The Sunday Subject – February 13, 2022

Welcome to Subject’s weekly news roundup. We present you the essential headlines, local and beyond.

New York State lawmakers have ratified new congressional districts.

The new districts reflect the results of the 2020 census, and relatedly, the continuing loss of upstate population. GOP officials are arguing that the redistricting process, controlled by Democratic majorities in both the Assembly and Senate, aimed to hurt Republicans. Democrats countered that the plan complied with the State Constitution and statutory rules, adding that it rectified decades of Republican-led gerrymandering. 

The Supreme Court has reinstated an Alabama Congressional map that a lower court previously struck down for diluting the power of black voters.

A special three-judge court had ordered lawmakers to redraw the lines, stating that black voters “have less opportunity” to elect their favored candidates than other voters in Alabama under the proposed map. The Supreme Court voted 5-4 to reinstate the map, with Chief Justice John Roberts siding with the court’s three liberal members in dissent. In earlier decisions, the Supreme Court gutted crucial sections of the Voting Rights Act, making it easier for state officials to dilute votes on the basis of race. Representative Chris England, Chair of the Alabama Democrats, stated, “If there ever was a time for Congress to act on voting rights legislation, now would be it. Make no mistake, this is not a good outcome. Tonight, we feel the sorrow that comes from watching our forebearers’ hard-won work be wiped out with a stroke of a pen from the shadows.” Justice Kagan stated of the Court’s decision, “It does a disservice to black Alabamians who under that precedent have had their electoral power diminished — in violation of a law this court once knew to buttress all of American democracy.”

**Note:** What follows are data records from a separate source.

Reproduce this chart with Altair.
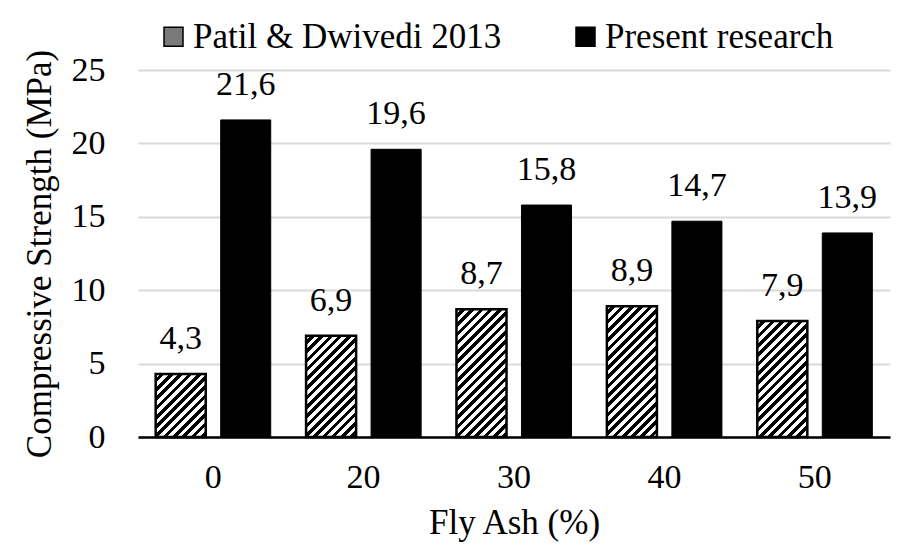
import altair as alt
import pandas as pd

# ---- data ----
fly_ash = ["0", "20", "30", "40", "50"]
patil = [4.3, 6.9, 8.7, 8.9, 7.9]
present = [21.6, 19.6, 15.8, 14.7, 13.9]
series = ["Patil & Dwivedi 2013", "Present research"]

rows = []
for i, fa in enumerate(fly_ash):
    for s, vals in zip(series, [patil, present]):
        rows.append({"fa": fa, "series": s, "v": vals[i],
                     "label": f"{vals[i]:.1f}".replace(".", ",")})
df = pd.DataFrame(rows)

# ---- layout ----
W, H = 752, 367
YMAX = 25
X_PI, X_PO = 0.235, 0.1175
OFF_PI = 0.23
FONT = "Liberation Serif, serif"

step = W / (len(fly_ash) - X_PI + 2 * X_PO)
band = step * (1 - X_PI)
s2 = band / (2 - OFF_PI)
bar_w = s2 * (1 - OFF_PI)


def hatch(w, h, period=9.3):
    """Linear gradient that draws '/' stripes at 45 degrees in pixel space."""
    k = (w + h) / (w * w + h * h)
    a, b = w * k, h * k
    n = (w + h) / period
    stops = []
    j = 0
    while j / n < 1:
        o0 = j / n
        o1 = min((j + 0.5) / n, 1)
        o2 = min((j + 1) / n, 1)
        stops += [alt.GradientStop(offset=o0, color="white"),
                  alt.GradientStop(offset=o1, color="white"),
                  alt.GradientStop(offset=o1, color="black"),
                  alt.GradientStop(offset=o2, color="black")]
        j += 1
    return alt.LinearGradient(gradient="linear", stops=stops,
                              x1=0, y1=0, x2=a, y2=b)


x_enc = alt.X("fa:N", sort=fly_ash,
              scale=alt.Scale(domain=fly_ash, paddingInner=X_PI, paddingOuter=X_PO),
              axis=alt.Axis(title="Fly Ash (%)", labelAngle=0, ticks=False,
                            domainColor="black", domainWidth=2.5, grid=False,
                            labelFont=FONT, titleFont=FONT,
                            labelFontSize=34, labelPadding=23, labelColor="black",
                            titleFontSize=35, titleFontWeight="normal",
                            titleColor="black", titlePadding=11))
xo_enc = alt.XOffset("series:N", sort=series,
                     scale=alt.Scale(domain=series, paddingInner=OFF_PI, paddingOuter=0))
y_enc = alt.Y("v:Q", scale=alt.Scale(domain=[0, YMAX], nice=False),
              axis=alt.Axis(title="Compressive Strength (MPa)", values=[0, 5, 10, 15, 20, 25],
                            domain=False, ticks=False, gridColor="#d9d9d9", gridWidth=2,
                            labelFont=FONT, titleFont=FONT,
                            labelFontSize=34, labelPadding=33, labelColor="black",
                            titleFontSize=35, titleFontWeight="normal",
                            titleColor="black", titlePadding=14))

base = alt.Chart(df)

present_bars = base.transform_filter(alt.datum.series == series[1]).mark_bar(
    stroke="black", strokeWidth=1).encode(
    x=x_enc, xOffset=xo_enc, y=y_enc,
    color=alt.Color("series:N", sort=series,
                    scale=alt.Scale(domain=series, range=["#7a7a7a", "black"]),
                    legend=alt.Legend(title=None, orient="none", direction="horizontal",
                                      legendX=18, legendY=-51, symbolType="square",
                                      symbolSize=361, symbolStrokeColor="black",
                                      symbolStrokeWidth=1.5, labelFont=FONT,
                                      labelFontSize=35, labelColor="black",
                                      labelLimit=600, labelOffset=2,
                                      columnPadding=66)))

layers = [present_bars]
for i, fa in enumerate(fly_ash):
    h = patil[i] * H / YMAX
    layers.append(
        base.transform_filter((alt.datum.series == series[0]) & (alt.datum.fa == fa))
        .mark_bar(fill=hatch(bar_w, h), stroke="black", strokeWidth=2.5)
        .encode(x=x_enc, xOffset=xo_enc, y=y_enc)
    )

labels = base.mark_text(font=FONT, fontSize=34, color="black", baseline="alphabetic",
                        dy=-25).encode(x=x_enc, xOffset=xo_enc, y=y_enc, text="label:N")
layers.append(labels)

chart = alt.layer(*layers).properties(
    width=W, height=H,
    autosize=alt.AutoSizeParams(type="none"),
    padding={"left": 130, "top": 62, "right": 10, "bottom": 106},
).configure_view(stroke=None)

chart.save("out.html", embed_options={"renderer": "svg", "actions": False})
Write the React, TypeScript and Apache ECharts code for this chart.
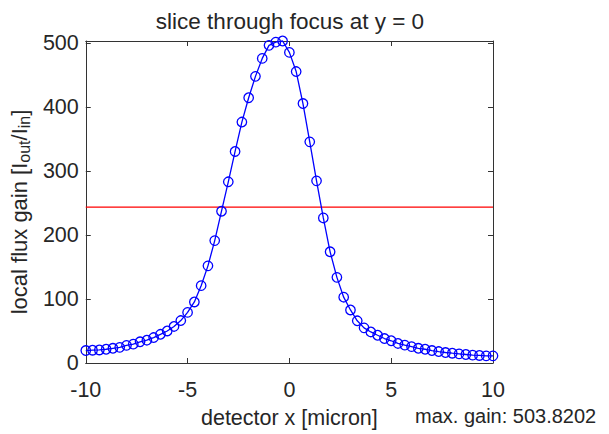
import React, { useEffect, useRef } from "react";
import * as echarts from "echarts";

const xValues: number[] = Array.from({ length: 61 }, (_, i) => -10 + i / 3);
const gainValues: number[] = [
  19.5, 20, 20.4, 21.5, 23, 24.5, 27.6, 29.6, 33.2, 35.7,
  39.8, 44.9, 50.1, 57.2, 66.4, 79.2, 95.5, 121, 152, 191.5,
  237.5, 283.5, 331, 377, 415, 448.5, 476.6, 497, 502, 503.82,
  486, 456, 406, 346, 285, 227, 174, 134, 103, 83,
  66, 55, 48.6, 43.4, 38.3, 34.8, 30.6, 28, 25.6, 23,
  21.5, 19.5, 17.9, 16.4, 15.3, 14.3, 13.3, 12.3, 11.8, 11.2,
  11.2,
];
const halfLevel = 244;
const xTicks = [-10, -5, 0, 5, 10];
const yTicks = [0, 100, 200, 300, 400, 500];
const maxGain = 503.8202;

const FONT = "'Liberation Sans', Arial, sans-serif";
const TEXT = "#262626";
const AXIS = "#333333";
const FS = 21.5;

export default function App() {
  const ref = useRef<HTMLDivElement>(null);
  useEffect(() => {
    if (!ref.current) return;
    const chart = echarts.init(ref.current, undefined, { renderer: "svg" });
    const data = xValues.map((x, i) => [x, gainValues[i]]);
    const halfLine = [
      [xValues[0], halfLevel],
      [xValues[xValues.length - 1], halfLevel],
    ];
    const fmtX = (v: number) => (xTicks.includes(v) ? String(v) : "");
    const fmtY = (v: number) => (yTicks.includes(v) ? String(v) : "");
    const axisLine = { show: true, onZero: false, lineStyle: { color: AXIS, width: 1 } };
    const tick = { show: true, inside: true, length: 5, lineStyle: { color: AXIS } };
    chart.setOption({
      animation: false,
      backgroundColor: "#ffffff",
      textStyle: { fontFamily: FONT },
      title: {
        text: "slice through focus at y = 0",
        left: 285,
        textAlign: "center",
        top: 5,
        textStyle: { fontFamily: FONT, fontSize: 22.5, fontWeight: "normal", color: TEXT },
      },
      grid: { left: 78, top: 41, width: 415, height: 329, containLabel: false },
      xAxis: [
        {
          type: "value",
          min: -10,
          max: 10,
          interval: 5,
          axisLine,
          axisTick: tick,
          splitLine: { show: false },
          axisLabel: { formatter: fmtX, margin: 16, fontSize: FS, color: TEXT, fontFamily: FONT, showMinLabel: true, showMaxLabel: true },
          name: "detector x [micron]",
          nameLocation: "middle",
          nameGap: 44,
          nameTextStyle: { fontSize: FS, color: TEXT, fontFamily: FONT },
        },
        {
          type: "value",
          position: "top",
          min: -10,
          max: 10,
          interval: 5,
          axisLine,
          axisTick: tick,
          splitLine: { show: false },
          axisLabel: { show: false },
        },
      ],
      yAxis: [
        {
          type: "value",
          min: 0,
          max: maxGain,
          interval: 100,
          axisLine,
          axisTick: tick,
          splitLine: { show: false },
          axisLabel: { formatter: fmtY, margin: 7, fontSize: FS, color: TEXT, fontFamily: FONT, padding: [5, 0, 0, 0] },
          name: "local flux gain [I{sub|out}/I{sub|in}]",
          nameLocation: "middle",
          nameRotate: 90,
          nameGap: 50,
          nameTextStyle: {
            fontSize: 22,
            color: TEXT,
            fontFamily: FONT,
            padding: [0, 20, 0, 0],
            rich: {
              sub: { fontSize: 16, color: TEXT, fontFamily: FONT, verticalAlign: "bottom", padding: [10, 0, 0, 0] },
            },
          },
        },
        {
          type: "value",
          position: "right",
          min: 0,
          max: maxGain,
          interval: 100,
          axisLine,
          axisTick: tick,
          splitLine: { show: false },
          axisLabel: { show: false },
        },
      ],
      graphic: [
        {
          type: "text",
          left: 415,
          top: 406,
          style: { text: "max. gain: " + maxGain.toFixed(4), fontSize: 20, fontFamily: FONT, fill: TEXT },
        },
      ],
      series: [
        {
          type: "line",
          data: halfLine,
          symbol: "none",
          silent: true,
          lineStyle: { color: "#ff0000", width: 1.2, type: "solid" },
          z: 1,
        },
        {
          type: "line",
          data,
          clip: false,
          symbol: "circle",
          symbolSize: 9.5,
          lineStyle: { color: "#0000ff", width: 1.3 },
          itemStyle: { color: "rgba(0,0,0,0)", borderColor: "#0000ff", borderWidth: 1.3 },
          z: 2,
        },
      ],
    });
    return () => chart.dispose();
  }, []);
  return <div ref={ref} style={{ position: "absolute", left: 0, top: 0, width: 609, height: 434 }} />;
}
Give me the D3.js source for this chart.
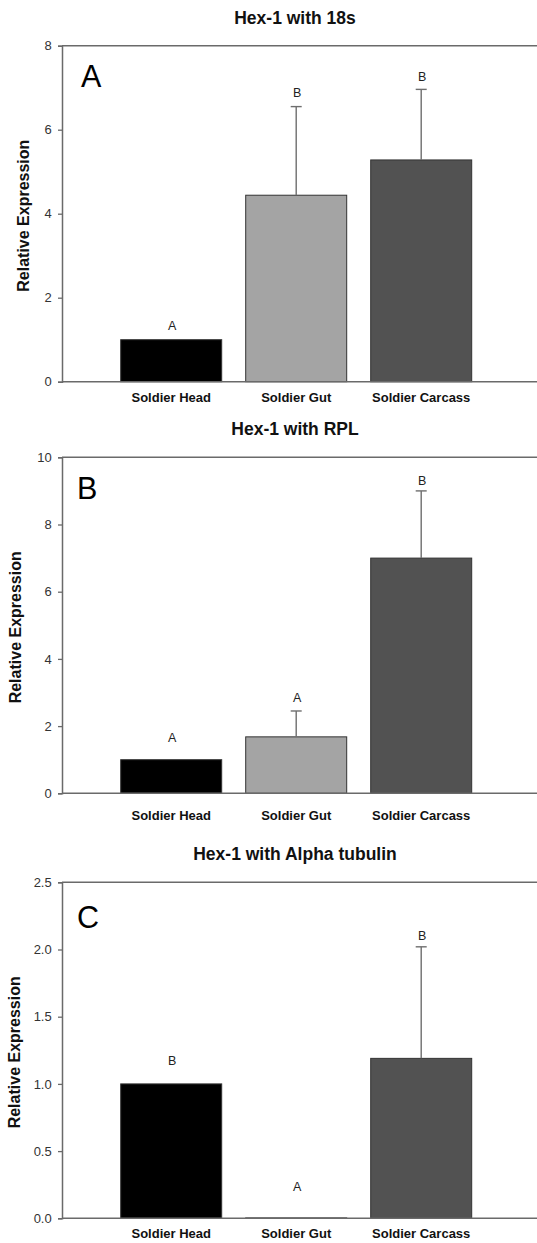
<!DOCTYPE html>
<html>
<head>
<meta charset="utf-8">
<script src="https://cdn.jsdelivr.net/npm/d3@7"></script>
<style>
	body { margin: 0; background: #fff; }
	svg { display: block; font-family: "Liberation Sans", Arial, sans-serif; }
</style>
</head>
<body>
<svg id="chart"></svg>
<script>
const categories	= ['Soldier Head', 'Soldier Gut', 'Soldier Carcass'];
const panelTitles	= ['Hex-1 with 18s', 'Hex-1 with RPL', 'Hex-1 with Alpha tubulin'];
const panelLetters	= ['A', 'B', 'C'];

// means, standard errors, significance letters and where the letters sit (in data units)
const means18s		= [1.0, 4.44, 5.28];
const errors18s		= [0, 2.11, 1.68];
const sig18s		= ['A', 'B', 'B'];
const sigPos18s		= [1.23, 6.77, 7.15];

const meansRPL		= [1.0, 1.68, 7.0];
const errorsRPL		= [0, 0.77, 2.0];
const sigRPL		= ['A', 'A', 'B'];
const sigPosRPL		= [1.52, 2.73, 9.18];

const meansTub		= [1.0, 0.003, 1.19];
const errorsTub		= [0, 0, 0.83];
const sigTub		= ['B', 'A', 'B'];
const sigPosTub		= [1.14, 0.20, 2.07];

const yMaxes		= [8, 10, 2.5];
const yTicks		= [[0, 2, 4, 6, 8], [0, 2, 4, 6, 8, 10], [0, 0.5, 1.0, 1.5, 2.0, 2.5]];
const tickFormats	= ['d', 'd', '.1f'];

const barColors		= ['#000000', '#a4a4a4', '#525252'];

let canvasWidth		= 537;
let canvasHeight	= 1243;

// layout of the three stacked panels
let plotLeft		= 62;
let plotRight		= 540;
let plotHeight		= 336;
let panelTops		= [45.7, 457.3, 882.3];
let catLabelOffset	= [20.6, 26.7, 20.0];
let yTitleX			= [29, 21, 19.5];
let letterBox		= [{ x: 81, y: 87 }, { x: 77, y: 499 }, { x: 77, y: 928 }];

let panels = [
	{ means: means18s, errors: errors18s, sig: sig18s, sigPos: sigPos18s },
	{ means: meansRPL, errors: errorsRPL, sig: sigRPL, sigPos: sigPosRPL },
	{ means: meansTub, errors: errorsTub, sig: sigTub, sigPos: sigPosTub }
];

let svg = d3.select('#chart')
	.attr('width', canvasWidth)
	.attr('height', canvasHeight);

let x = d3.scaleBand()
	.domain(categories)
	.range([108.7, 483.7])
	.paddingInner(0.192)
	.paddingOuter(0.096);

panels.forEach((p, i) => {
	let top		= panelTops[i];
	let bottom	= top + plotHeight;
	let y		= d3.scaleLinear().domain([0, yMaxes[i]]).range([bottom, top]);
	let g		= svg.append('g').attr('class', 'panel');

	let rows = categories.map((c, j) => ({ cat: c, mean: p.means[j], err: p.errors[j], sig: p.sig[j], sigPos: p.sigPos[j], color: barColors[j] }));

	// title
	g.append('text')
		.attr('x', 295)
		.attr('y', top - 22)
		.attr('text-anchor', 'middle')
		.attr('font-size', 17.5)
		.attr('font-weight', 'bold')
		.attr('fill', '#111')
		.text(panelTitles[i]);

	// bars
	g.append('g').selectAll('rect').data(rows).enter()
		.append('rect')
			.attr('x', (o) => x(o.cat))
			.attr('y', (o) => y(o.mean))
			.attr('width', x.bandwidth())
			.attr('height', (o) => bottom - y(o.mean))
			.attr('fill', (o) => o.color)
			.attr('stroke', '#333')
			.attr('stroke-width', 1);

	// error bars (upper only)
	let errRows = rows.filter((o) => o.err > 0);
	let eb = g.append('g').attr('stroke', '#6e6e6e').attr('stroke-width', 1.4);
	eb.selectAll('line.v').data(errRows).enter()
		.append('line')
			.attr('class', 'v')
			.attr('x1', (o) => x(o.cat) + x.bandwidth() / 2)
			.attr('x2', (o) => x(o.cat) + x.bandwidth() / 2)
			.attr('y1', (o) => y(o.mean))
			.attr('y2', (o) => y(o.mean + o.err));
	eb.selectAll('line.cap').data(errRows).enter()
		.append('line')
			.attr('class', 'cap')
			.attr('x1', (o) => x(o.cat) + x.bandwidth() / 2 - 5.5)
			.attr('x2', (o) => x(o.cat) + x.bandwidth() / 2 + 5.5)
			.attr('y1', (o) => y(o.mean + o.err))
			.attr('y2', (o) => y(o.mean + o.err));

	// significance letters
	g.append('g').selectAll('text').data(rows).enter()
		.append('text')
			.attr('x', (o) => x(o.cat) + x.bandwidth() / 2 + 1)
			.attr('y', (o) => y(o.sigPos))
			.attr('text-anchor', 'middle')
			.attr('font-size', 12.5)
			.attr('fill', '#222')
			.text((o) => o.sig);

	// frame: top and bottom lines run off the right edge
	let frame = g.append('g').attr('stroke', '#6a6a6a').attr('stroke-width', 1.5);
	frame.append('line').attr('x1', plotLeft).attr('x2', plotRight).attr('y1', top).attr('y2', top);
	frame.append('line').attr('x1', plotLeft).attr('x2', plotRight).attr('y1', bottom).attr('y2', bottom);

	// y axis
	let yAxis = g.append('g')
		.attr('transform', 'translate(' + plotLeft + ',0)')
		.call(d3.axisLeft(y).tickValues(yTicks[i]).tickFormat(d3.format(tickFormats[i])).tickSize(4).tickPadding(6.3));
	yAxis.select('.domain').attr('stroke', '#6a6a6a').attr('stroke-width', 1.5);
	yAxis.selectAll('.tick line').attr('stroke', '#6a6a6a').attr('stroke-width', 1.3);
	yAxis.selectAll('.tick text').attr('font-size', 13).attr('fill', '#333').attr('font-family', null);

	// category labels
	let xAxis = g.append('g')
		.attr('transform', 'translate(0,' + bottom + ')')
		.call(d3.axisBottom(x).tickSize(0).tickPadding(catLabelOffset[i] - 0.71 * 13));
	xAxis.select('.domain').remove();
	xAxis.selectAll('.tick text').attr('font-size', 13).attr('font-weight', 'bold').attr('fill', '#111').attr('font-family', null);

	// y axis title
	g.append('text')
		.attr('transform', 'translate(' + yTitleX[i] + ',' + ((top + bottom) / 2 + 2) + ') rotate(-90)')
		.attr('text-anchor', 'middle')
		.attr('font-size', 16)
		.attr('font-weight', 'bold')
		.attr('fill', '#111')
		.text('Relative Expression');

	// panel letter
	g.append('text')
		.attr('x', letterBox[i].x)
		.attr('y', letterBox[i].y)
		.attr('font-size', 30.5)
		.attr('fill', '#000')
		.text(panelLetters[i]);
});
</script>
</body>
</html>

Governor Hochul announced Wednesday that New York’s mask mandate for indoor public spaces is ending.

Beginning last Thursday, New Yorkers are longer required to wear masks or show proof of vaccination upon entering indoor locations. The statewide mask mandate, however, will still remain in place in schools, healthcare facilities and public transport. Additionally, local governments and businesses will be allowed to require their own mask mandates. Erie County Executive Mark Poloncarz stated Wednesday that the mask mandate in county buildings will continue for the time being, though the county would eventually follow the state’s lead in easing the mandate. Poloncarz’s office said in a statement that at the end of month “we will reconsider the need for such requirement based on the then designation of whether the county is at a low, moderate, substantial or high risk of Covid transmission.” 

McKinley High School went into lockdown on Wednesday following the stabbing of a student and shooting of a security guard.

The students inside the building were placed on lockdown while local, state and federal law enforcement surrounded the Elmwood Avenue campus. Additionally, armored SWAT vehicles, ambulances and helicopters surrounded the campus. “We are aggressively working this case,” said Deputy Police Commissioner Joseph Gramaglia. “We have a lot of investigators on this.”

The US and Canada face looming trade disruptions as far-right protesters blockade crucial border crossings.

The Canadian protesters, upset over vaccine mandates, have blocked some of the busiest routes linking Canada and the US. The auto industry in particular has suffered, as the Canadian and American auto sectors are integrated. The Ambassador bridge, which runs from Detroit to Windsor, Ontario, has been forced to partially shut down — and with it, some of $300 million worth of goods each day it carries, about a third of which are auto parts. Said Deep, a spokesman at Ford, said the blockade “hurts customers, autoworkers, suppliers, communities and companies on both sides of the border that are already two years into parts shortages resulting from the global semiconductor issue, Covid and more.” Jen Psaki, the White House press secretary, reiterated that the blockade posed a risk to auto industry supply chains in the US and Canada, adding that the administration was also tracking potential disruptions to agricultural exports from Michigan into Canada.